Requirements:
Each line of the material must be repeated precisely, with the pictures left out.
* start Source data *
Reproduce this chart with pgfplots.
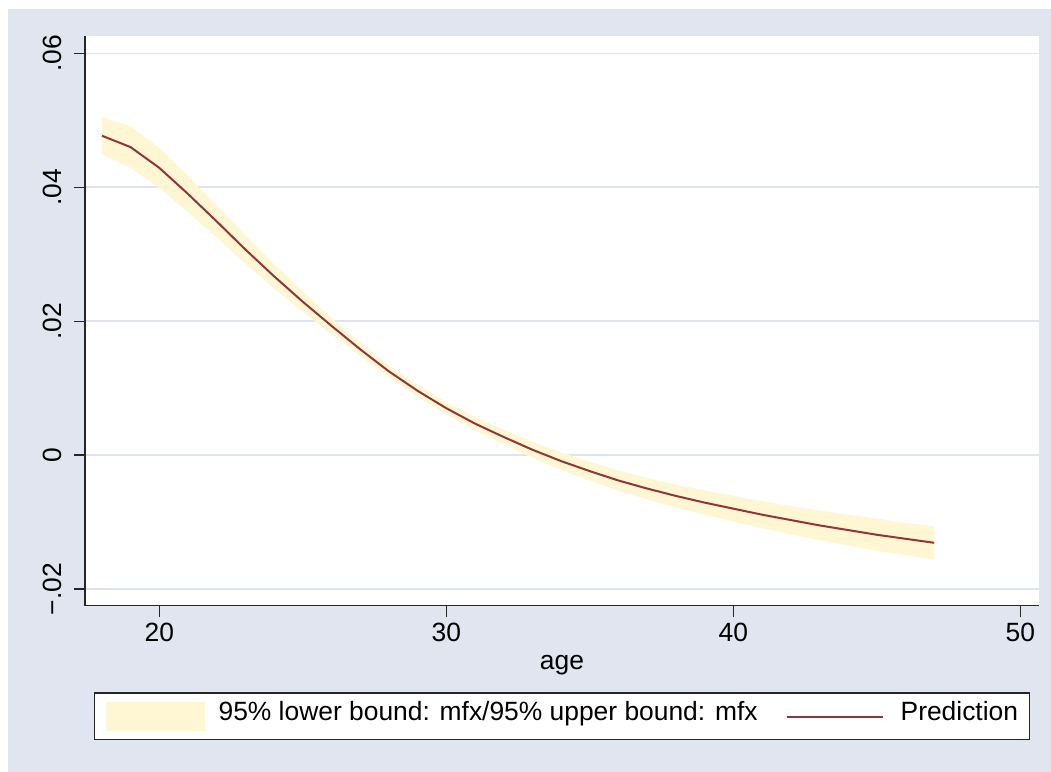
\documentclass[border=0pt]{standalone}
\usepackage{pgfplots}
\pgfplotsset{compat=1.18}
\usepackage{pgfplotstable}
\usepackage{fontspec}
\setmainfont{Liberation Sans}
\definecolor{bgblue}{RGB}{224,229,240}
\definecolor{gridc}{RGB}{222,228,240}
\definecolor{band}{RGB}{255,246,211}
\definecolor{predc}{RGB}{144,53,59}
\pgfplotstableread{
age pred
18 0.0477
19 0.0460
20 0.0429
21 0.0390
22 0.0349
23 0.0307
24 0.0267
25 0.0229
26 0.0193
27 0.0158
28 0.0125
29 0.0096
30 0.0070
31 0.0047
32 0.0027
33 0.0008
34 -0.0009
35 -0.0024
36 -0.0038
37 -0.0050
38 -0.0061
39 -0.0071
40 -0.0080
41 -0.0089
42 -0.0097
43 -0.0105
44 -0.0112
45 -0.0119
46 -0.0125
47 -0.0131
}\predtable
\begin{document}
\begin{tikzpicture}[font=\fontsize{19.8}{23.8}\selectfont]
% page and outer region (1px = 0.75pt)
\fill[white] (0,0) rectangle (788.25pt,579pt);
\fill[bgblue] (6pt,-12pt) rectangle (800pt,572.25pt);
\begin{axis}[
  at={(63.75pt,124.7pt)}, anchor=south west,
  scale only axis,
  width=715.5pt, height=427.3pt,
  xmin=17.41, xmax=50.65,
  ymin=-0.0225, ymax=0.0626,
  scaled y ticks=false, scaled x ticks=false,
  axis background/.style={fill=white},
  axis lines=left,
  axis line style={-, line width=1pt, black!85},
  tick align=outside,
  major tick length=8.25pt,
  tick style={line width=0.9pt, black!85},
  xtick={20,30,40,50}, xticklabels={20,30,40,50},
  ytick={-0.02,0,0.02,0.04,0.06},
  yticklabels={−.02,0,.02,.04,.06},
  ymajorgrids,
  grid style={gridc, line width=1.2pt},
  xticklabel style={anchor=base},
  xticklabel shift=18.5pt,
  yticklabel style={rotate=90, anchor=base},
  yticklabel shift=9pt,
  xlabel={age},
  xlabel style={at={(axis description cs:0.5,0)}, anchor=base, yshift=-47.5pt},
  clip=false,
  legend style={at={(axis description cs:0,0)}, anchor=north west,
    xshift=6.5pt, yshift=-65pt,
    draw=black!85, line width=0.9pt, fill=white,
    inner xsep=8.5pt, inner ysep=6pt,
    nodes={inner sep=0pt, anchor=base west},
    legend columns=2,
    /tikz/every even column/.append style={column sep=21pt},
    /tikz/every odd column/.append style={column sep=0pt},
  },
  legend cell align=left,
]
\addplot[fill=band, draw=none, area legend,
  legend image code/.code={\fill[band] (0pt,-8.4pt) rectangle (74.25pt,13.4pt); \path (84.75pt,2.5pt);}]
  coordinates {
  (18,0.0505) (19,0.0491) (20,0.0459) (21,0.0417) (22,0.0373) (23,0.0328)
  (24,0.0285) (25,0.0244) (26,0.0205) (27,0.0168) (28,0.0134) (29,0.0105)
  (30,0.0079) (31,0.0057) (32,0.0038) (33,0.0020) (34,0.0004) (35,-0.0010)
  (36,-0.0023) (37,-0.0034) (38,-0.0044) (39,-0.0053) (40,-0.0061) (41,-0.0069)
  (42,-0.0076) (43,-0.0083) (44,-0.0089) (45,-0.0095) (46,-0.0101) (47,-0.0106)
  (47,-0.0156) (46,-0.0149) (45,-0.0143) (44,-0.0135) (43,-0.0127) (42,-0.0118)
  (41,-0.0109) (40,-0.0099) (39,-0.0089) (38,-0.0078) (37,-0.0066) (36,-0.0053)
  (35,-0.0038) (34,-0.0022) (33,-0.0004) (32,0.0016) (31,0.0037) (30,0.0061)
  (29,0.0087) (28,0.0116) (27,0.0148) (26,0.0181) (25,0.0214) (24,0.0249)
  (23,0.0286) (22,0.0325) (21,0.0363) (20,0.0399) (19,0.0429) (18,0.0449)
  } -- cycle;
\addlegendentry{95\% lower bound: mfx/95\% upper bound: mfx}
\addplot[predc, line width=1.5pt, no marks,
  legend image code/.code={\draw[predc, line width=1.5pt] (0pt,2.5pt) -- (72pt,2.5pt); \path (84.75pt,2.5pt);}]
  table[x=age,y=pred]{\predtable};
\addlegendentry{Prediction}
\end{axis}
\pgfresetboundingbox
\useasboundingbox (0,0) rectangle (788.25pt,579pt);
\end{tikzpicture}
\end{document}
* end Source data *
Answer for the task:
Reproduce this chart with pgfplots.
\documentclass[border=0pt]{standalone}
\usepackage{pgfplots}
\pgfplotsset{compat=1.18}
\usepackage{pgfplotstable}
\usepackage{fontspec}
\setmainfont{Liberation Sans}
\definecolor{bgblue}{RGB}{224,229,240}
\definecolor{gridc}{RGB}{222,228,240}
\definecolor{band}{RGB}{255,246,211}
\definecolor{predc}{RGB}{144,53,59}
\pgfplotstableread{
age pred
18 0.0477
19 0.0460
20 0.0429
21 0.0390
22 0.0349
23 0.0307
24 0.0267
25 0.0229
26 0.0193
27 0.0158
28 0.0125
29 0.0096
30 0.0070
31 0.0047
32 0.0027
33 0.0008
34 -0.0009
35 -0.0024
36 -0.0038
37 -0.0050
38 -0.0061
39 -0.0071
40 -0.0080
41 -0.0089
42 -0.0097
43 -0.0105
44 -0.0112
45 -0.0119
46 -0.0125
47 -0.0131
}\predtable
\begin{document}
\begin{tikzpicture}[font=\fontsize{19.8}{23.8}\selectfont]
% page and outer region (1px = 0.75pt)
\fill[white] (0,0) rectangle (788.25pt,579pt);
\fill[bgblue] (6pt,-12pt) rectangle (800pt,572.25pt);
\begin{axis}[
  at={(63.75pt,124.7pt)}, anchor=south west,
  scale only axis,
  width=715.5pt, height=427.3pt,
  xmin=17.41, xmax=50.65,
  ymin=-0.0225, ymax=0.0626,
  scaled y ticks=false, scaled x ticks=false,
  axis background/.style={fill=white},
  axis lines=left,
  axis line style={-, line width=1pt, black!85},
  tick align=outside,
  major tick length=8.25pt,
  tick style={line width=0.9pt, black!85},
  xtick={20,30,40,50}, xticklabels={20,30,40,50},
  ytick={-0.02,0,0.02,0.04,0.06},
  yticklabels={−.02,0,.02,.04,.06},
  ymajorgrids,
  grid style={gridc, line width=1.2pt},
  xticklabel style={anchor=base},
  xticklabel shift=18.5pt,
  yticklabel style={rotate=90, anchor=base},
  yticklabel shift=9pt,
  xlabel={age},
  xlabel style={at={(axis description cs:0.5,0)}, anchor=base, yshift=-47.5pt},
  clip=false,
  legend style={at={(axis description cs:0,0)}, anchor=north west,
    xshift=6.5pt, yshift=-65pt,
    draw=black!85, line width=0.9pt, fill=white,
    inner xsep=8.5pt, inner ysep=6pt,
    nodes={inner sep=0pt, anchor=base west},
    legend columns=2,
    /tikz/every even column/.append style={column sep=21pt},
    /tikz/every odd column/.append style={column sep=0pt},
  },
  legend cell align=left,
]
\addplot[fill=band, draw=none, area legend,
  legend image code/.code={\fill[band] (0pt,-8.4pt) rectangle (74.25pt,13.4pt); \path (84.75pt,2.5pt);}]
  coordinates {
  (18,0.0505) (19,0.0491) (20,0.0459) (21,0.0417) (22,0.0373) (23,0.0328)
  (24,0.0285) (25,0.0244) (26,0.0205) (27,0.0168) (28,0.0134) (29,0.0105)
  (30,0.0079) (31,0.0057) (32,0.0038) (33,0.0020) (34,0.0004) (35,-0.0010)
  (36,-0.0023) (37,-0.0034) (38,-0.0044) (39,-0.0053) (40,-0.0061) (41,-0.0069)
  (42,-0.0076) (43,-0.0083) (44,-0.0089) (45,-0.0095) (46,-0.0101) (47,-0.0106)
  (47,-0.0156) (46,-0.0149) (45,-0.0143) (44,-0.0135) (43,-0.0127) (42,-0.0118)
  (41,-0.0109) (40,-0.0099) (39,-0.0089) (38,-0.0078) (37,-0.0066) (36,-0.0053)
  (35,-0.0038) (34,-0.0022) (33,-0.0004) (32,0.0016) (31,0.0037) (30,0.0061)
  (29,0.0087) (28,0.0116) (27,0.0148) (26,0.0181) (25,0.0214) (24,0.0249)
  (23,0.0286) (22,0.0325) (21,0.0363) (20,0.0399) (19,0.0429) (18,0.0449)
  } -- cycle;
\addlegendentry{95\% lower bound: mfx/95\% upper bound: mfx}
\addplot[predc, line width=1.5pt, no marks,
  legend image code/.code={\draw[predc, line width=1.5pt] (0pt,2.5pt) -- (72pt,2.5pt); \path (84.75pt,2.5pt);}]
  table[x=age,y=pred]{\predtable};
\addlegendentry{Prediction}
\end{axis}
\pgfresetboundingbox
\useasboundingbox (0,0) rectangle (788.25pt,579pt);
\end{tikzpicture}
\end{document}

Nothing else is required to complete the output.